══ STORED RECORDS ══

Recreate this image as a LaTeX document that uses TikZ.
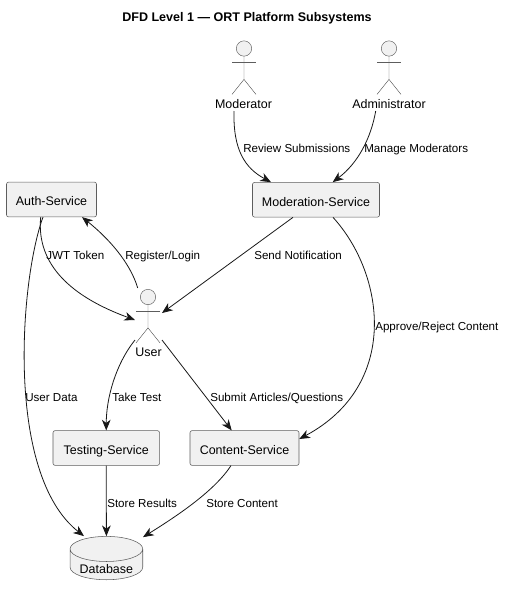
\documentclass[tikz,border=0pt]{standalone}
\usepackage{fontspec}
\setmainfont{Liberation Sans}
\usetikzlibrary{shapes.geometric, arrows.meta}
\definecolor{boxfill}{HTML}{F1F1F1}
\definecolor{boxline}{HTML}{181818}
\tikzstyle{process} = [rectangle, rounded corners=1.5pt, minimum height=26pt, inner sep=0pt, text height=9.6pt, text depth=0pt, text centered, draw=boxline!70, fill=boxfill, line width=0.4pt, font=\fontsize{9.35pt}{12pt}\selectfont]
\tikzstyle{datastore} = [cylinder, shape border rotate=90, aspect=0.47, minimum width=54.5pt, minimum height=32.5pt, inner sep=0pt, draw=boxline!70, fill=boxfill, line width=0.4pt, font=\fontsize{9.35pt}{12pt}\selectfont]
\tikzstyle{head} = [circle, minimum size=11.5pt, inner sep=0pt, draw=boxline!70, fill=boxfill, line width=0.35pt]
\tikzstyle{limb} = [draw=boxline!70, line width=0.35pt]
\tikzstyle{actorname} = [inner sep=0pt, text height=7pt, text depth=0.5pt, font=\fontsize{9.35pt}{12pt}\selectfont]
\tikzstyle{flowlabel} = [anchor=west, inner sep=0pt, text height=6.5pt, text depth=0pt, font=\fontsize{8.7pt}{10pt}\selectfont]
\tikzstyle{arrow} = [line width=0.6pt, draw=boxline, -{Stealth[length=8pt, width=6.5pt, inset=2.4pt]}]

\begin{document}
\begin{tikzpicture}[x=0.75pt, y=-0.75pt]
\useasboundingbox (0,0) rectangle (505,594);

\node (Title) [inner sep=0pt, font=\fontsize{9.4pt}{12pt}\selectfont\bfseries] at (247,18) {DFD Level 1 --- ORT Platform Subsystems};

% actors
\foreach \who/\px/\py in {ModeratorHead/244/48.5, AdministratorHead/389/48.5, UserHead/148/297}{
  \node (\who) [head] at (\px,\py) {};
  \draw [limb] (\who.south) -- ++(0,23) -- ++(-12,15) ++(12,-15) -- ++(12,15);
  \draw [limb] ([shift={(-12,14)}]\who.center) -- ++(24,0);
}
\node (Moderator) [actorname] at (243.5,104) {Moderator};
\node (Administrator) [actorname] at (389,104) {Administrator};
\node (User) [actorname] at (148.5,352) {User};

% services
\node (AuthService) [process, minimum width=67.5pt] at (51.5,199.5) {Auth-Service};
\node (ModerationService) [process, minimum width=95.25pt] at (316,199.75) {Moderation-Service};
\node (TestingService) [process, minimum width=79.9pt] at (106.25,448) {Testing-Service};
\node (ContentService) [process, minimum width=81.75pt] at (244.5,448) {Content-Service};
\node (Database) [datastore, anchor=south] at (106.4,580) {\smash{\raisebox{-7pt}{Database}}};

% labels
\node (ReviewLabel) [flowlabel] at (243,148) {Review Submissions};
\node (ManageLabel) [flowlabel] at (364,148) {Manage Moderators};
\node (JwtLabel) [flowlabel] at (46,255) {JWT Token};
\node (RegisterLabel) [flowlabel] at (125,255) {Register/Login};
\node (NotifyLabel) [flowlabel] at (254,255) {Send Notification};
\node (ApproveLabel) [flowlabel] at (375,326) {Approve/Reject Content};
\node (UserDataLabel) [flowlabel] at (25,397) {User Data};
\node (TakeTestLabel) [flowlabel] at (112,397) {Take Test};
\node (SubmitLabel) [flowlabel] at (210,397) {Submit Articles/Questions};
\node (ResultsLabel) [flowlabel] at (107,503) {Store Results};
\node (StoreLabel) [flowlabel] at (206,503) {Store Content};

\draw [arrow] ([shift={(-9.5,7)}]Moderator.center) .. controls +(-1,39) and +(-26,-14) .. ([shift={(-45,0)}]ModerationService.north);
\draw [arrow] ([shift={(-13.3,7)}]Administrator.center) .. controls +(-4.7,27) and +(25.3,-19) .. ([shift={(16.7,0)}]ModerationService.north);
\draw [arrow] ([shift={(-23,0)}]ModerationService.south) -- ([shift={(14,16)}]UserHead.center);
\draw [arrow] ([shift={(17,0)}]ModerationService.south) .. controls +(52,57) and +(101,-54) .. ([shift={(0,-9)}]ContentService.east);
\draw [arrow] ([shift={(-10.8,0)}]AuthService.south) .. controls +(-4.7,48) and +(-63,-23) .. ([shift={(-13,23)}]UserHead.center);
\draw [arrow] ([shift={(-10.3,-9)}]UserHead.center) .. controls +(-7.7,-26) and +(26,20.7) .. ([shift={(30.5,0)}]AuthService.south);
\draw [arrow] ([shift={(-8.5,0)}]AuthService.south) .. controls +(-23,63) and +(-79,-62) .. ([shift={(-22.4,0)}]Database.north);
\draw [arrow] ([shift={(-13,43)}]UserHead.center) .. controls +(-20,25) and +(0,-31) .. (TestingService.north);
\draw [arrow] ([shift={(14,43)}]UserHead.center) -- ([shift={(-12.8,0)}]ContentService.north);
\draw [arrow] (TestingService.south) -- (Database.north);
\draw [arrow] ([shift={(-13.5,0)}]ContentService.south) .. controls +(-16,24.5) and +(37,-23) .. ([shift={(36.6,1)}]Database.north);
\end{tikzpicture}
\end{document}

═══
══ STORED RECORDS ══

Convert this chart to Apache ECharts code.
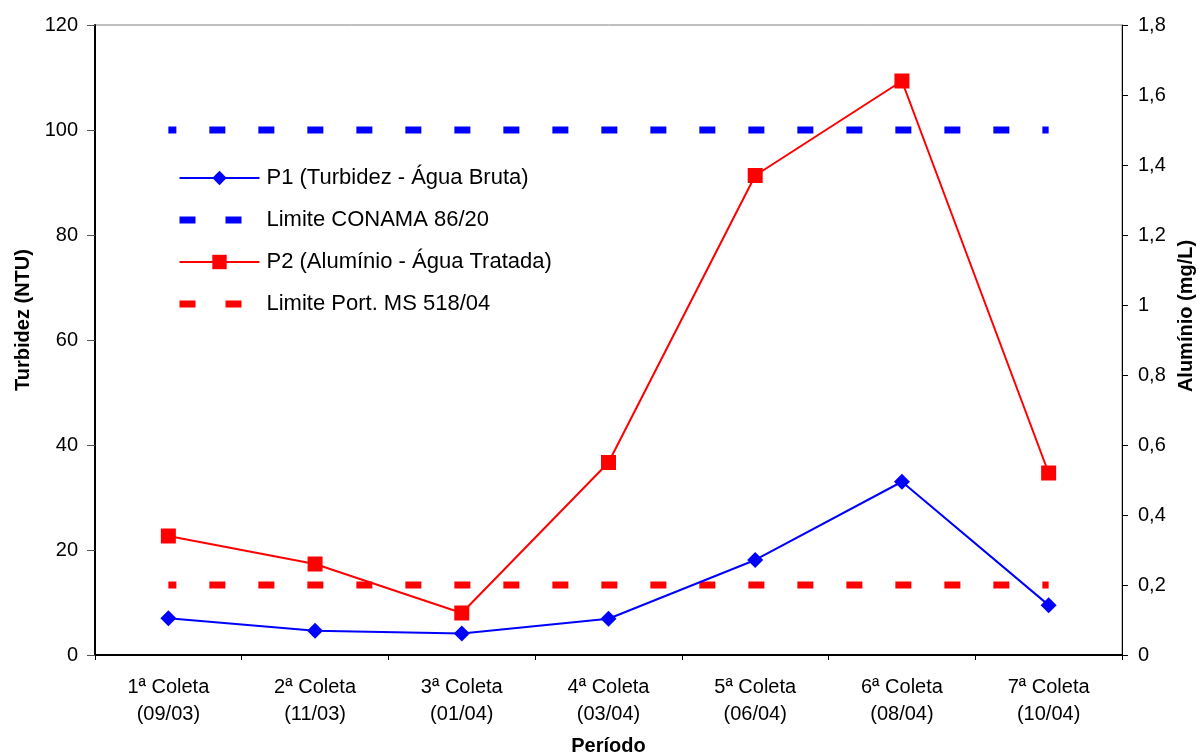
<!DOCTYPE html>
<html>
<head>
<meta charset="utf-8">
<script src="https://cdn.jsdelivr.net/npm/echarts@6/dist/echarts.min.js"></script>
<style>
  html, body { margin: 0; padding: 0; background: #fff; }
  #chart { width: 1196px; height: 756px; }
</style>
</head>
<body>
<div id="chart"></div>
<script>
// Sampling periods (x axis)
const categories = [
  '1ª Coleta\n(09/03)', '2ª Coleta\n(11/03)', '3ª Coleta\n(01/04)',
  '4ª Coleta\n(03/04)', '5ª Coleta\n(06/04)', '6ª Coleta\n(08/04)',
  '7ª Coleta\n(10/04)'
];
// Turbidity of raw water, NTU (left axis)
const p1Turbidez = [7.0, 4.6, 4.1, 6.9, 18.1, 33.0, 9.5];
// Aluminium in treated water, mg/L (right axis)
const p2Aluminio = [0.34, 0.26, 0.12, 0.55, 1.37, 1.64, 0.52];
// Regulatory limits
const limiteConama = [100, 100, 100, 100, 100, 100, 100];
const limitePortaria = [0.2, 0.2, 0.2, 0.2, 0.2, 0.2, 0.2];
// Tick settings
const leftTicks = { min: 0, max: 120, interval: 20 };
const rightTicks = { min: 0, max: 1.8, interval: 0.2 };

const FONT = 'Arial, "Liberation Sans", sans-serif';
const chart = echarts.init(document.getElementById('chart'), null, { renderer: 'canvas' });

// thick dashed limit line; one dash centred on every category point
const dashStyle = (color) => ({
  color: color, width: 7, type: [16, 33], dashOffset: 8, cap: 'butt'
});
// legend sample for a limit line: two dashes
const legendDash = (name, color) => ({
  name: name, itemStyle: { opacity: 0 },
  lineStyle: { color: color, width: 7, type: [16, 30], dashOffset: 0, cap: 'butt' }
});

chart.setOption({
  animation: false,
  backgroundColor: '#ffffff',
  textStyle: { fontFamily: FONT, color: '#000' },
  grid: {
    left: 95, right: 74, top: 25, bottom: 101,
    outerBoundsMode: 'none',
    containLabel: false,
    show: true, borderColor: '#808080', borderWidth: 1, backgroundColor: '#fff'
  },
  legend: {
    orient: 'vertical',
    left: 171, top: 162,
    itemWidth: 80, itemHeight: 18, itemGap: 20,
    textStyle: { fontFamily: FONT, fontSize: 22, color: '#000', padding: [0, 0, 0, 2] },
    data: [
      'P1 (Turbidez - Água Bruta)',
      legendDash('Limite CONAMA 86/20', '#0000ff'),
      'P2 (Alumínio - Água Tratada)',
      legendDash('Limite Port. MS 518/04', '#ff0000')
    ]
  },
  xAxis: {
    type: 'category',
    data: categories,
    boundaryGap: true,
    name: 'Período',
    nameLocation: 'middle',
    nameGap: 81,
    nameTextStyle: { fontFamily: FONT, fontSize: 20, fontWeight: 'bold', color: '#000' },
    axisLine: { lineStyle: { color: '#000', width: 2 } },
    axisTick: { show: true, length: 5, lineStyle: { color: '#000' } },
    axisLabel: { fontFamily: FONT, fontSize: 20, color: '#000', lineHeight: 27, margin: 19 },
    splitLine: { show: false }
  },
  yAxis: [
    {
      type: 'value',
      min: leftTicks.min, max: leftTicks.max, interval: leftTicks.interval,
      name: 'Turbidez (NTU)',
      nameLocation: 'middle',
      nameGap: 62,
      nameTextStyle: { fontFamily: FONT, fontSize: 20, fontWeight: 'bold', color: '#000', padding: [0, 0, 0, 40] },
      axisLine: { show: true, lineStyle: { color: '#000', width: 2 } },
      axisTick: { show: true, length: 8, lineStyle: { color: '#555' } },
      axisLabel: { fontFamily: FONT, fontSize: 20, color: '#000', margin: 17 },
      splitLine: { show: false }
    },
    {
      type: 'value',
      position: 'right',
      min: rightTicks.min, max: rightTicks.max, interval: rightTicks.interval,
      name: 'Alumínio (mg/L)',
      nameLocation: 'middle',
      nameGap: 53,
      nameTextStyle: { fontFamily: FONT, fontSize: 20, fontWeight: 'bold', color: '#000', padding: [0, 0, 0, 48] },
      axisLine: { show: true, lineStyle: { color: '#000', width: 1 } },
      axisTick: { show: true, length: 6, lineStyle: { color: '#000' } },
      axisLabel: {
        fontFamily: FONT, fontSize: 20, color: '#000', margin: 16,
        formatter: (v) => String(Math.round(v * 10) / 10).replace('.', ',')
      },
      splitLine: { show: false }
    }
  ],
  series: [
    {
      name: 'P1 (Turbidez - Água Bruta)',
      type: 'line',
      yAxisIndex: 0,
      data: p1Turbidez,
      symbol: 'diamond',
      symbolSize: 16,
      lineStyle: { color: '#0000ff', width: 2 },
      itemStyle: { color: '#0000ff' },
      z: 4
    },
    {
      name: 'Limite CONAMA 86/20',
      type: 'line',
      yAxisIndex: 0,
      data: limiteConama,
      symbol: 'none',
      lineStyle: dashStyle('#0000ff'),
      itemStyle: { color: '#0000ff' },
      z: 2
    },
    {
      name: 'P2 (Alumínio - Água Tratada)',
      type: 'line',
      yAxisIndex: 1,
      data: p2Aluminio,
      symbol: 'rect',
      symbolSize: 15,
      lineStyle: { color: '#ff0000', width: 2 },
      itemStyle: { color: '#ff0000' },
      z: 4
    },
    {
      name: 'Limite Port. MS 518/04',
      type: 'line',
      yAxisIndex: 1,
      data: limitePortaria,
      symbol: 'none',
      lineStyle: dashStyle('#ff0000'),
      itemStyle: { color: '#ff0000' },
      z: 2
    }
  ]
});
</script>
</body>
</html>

═══

DESCRIPTION OF THE TASK :: Return the material from the line containing "Convert this chart to Apache ECharts code." through the line containing "1.8, interval: 0.2", exactly and in full, but without its pictures.

TASK OUTPUT ::
Convert this chart to Apache ECharts code.
<!DOCTYPE html>
<html>
<head>
<meta charset="utf-8">
<script src="https://cdn.jsdelivr.net/npm/echarts@6/dist/echarts.min.js"></script>
<style>
  html, body { margin: 0; padding: 0; background: #fff; }
  #chart { width: 1196px; height: 756px; }
</style>
</head>
<body>
<div id="chart"></div>
<script>
// Sampling periods (x axis)
const categories = [
  '1ª Coleta\n(09/03)', '2ª Coleta\n(11/03)', '3ª Coleta\n(01/04)',
  '4ª Coleta\n(03/04)', '5ª Coleta\n(06/04)', '6ª Coleta\n(08/04)',
  '7ª Coleta\n(10/04)'
];
// Turbidity of raw water, NTU (left axis)
const p1Turbidez = [7.0, 4.6, 4.1, 6.9, 18.1, 33.0, 9.5];
// Aluminium in treated water, mg/L (right axis)
const p2Aluminio = [0.34, 0.26, 0.12, 0.55, 1.37, 1.64, 0.52];
// Regulatory limits
const limiteConama = [100, 100, 100, 100, 100, 100, 100];
const limitePortaria = [0.2, 0.2, 0.2, 0.2, 0.2, 0.2, 0.2];
// Tick settings
const leftTicks = { min: 0, max: 120, interval: 20 };
const rightTicks = { min: 0, max: 1.8, interval: 0.2 };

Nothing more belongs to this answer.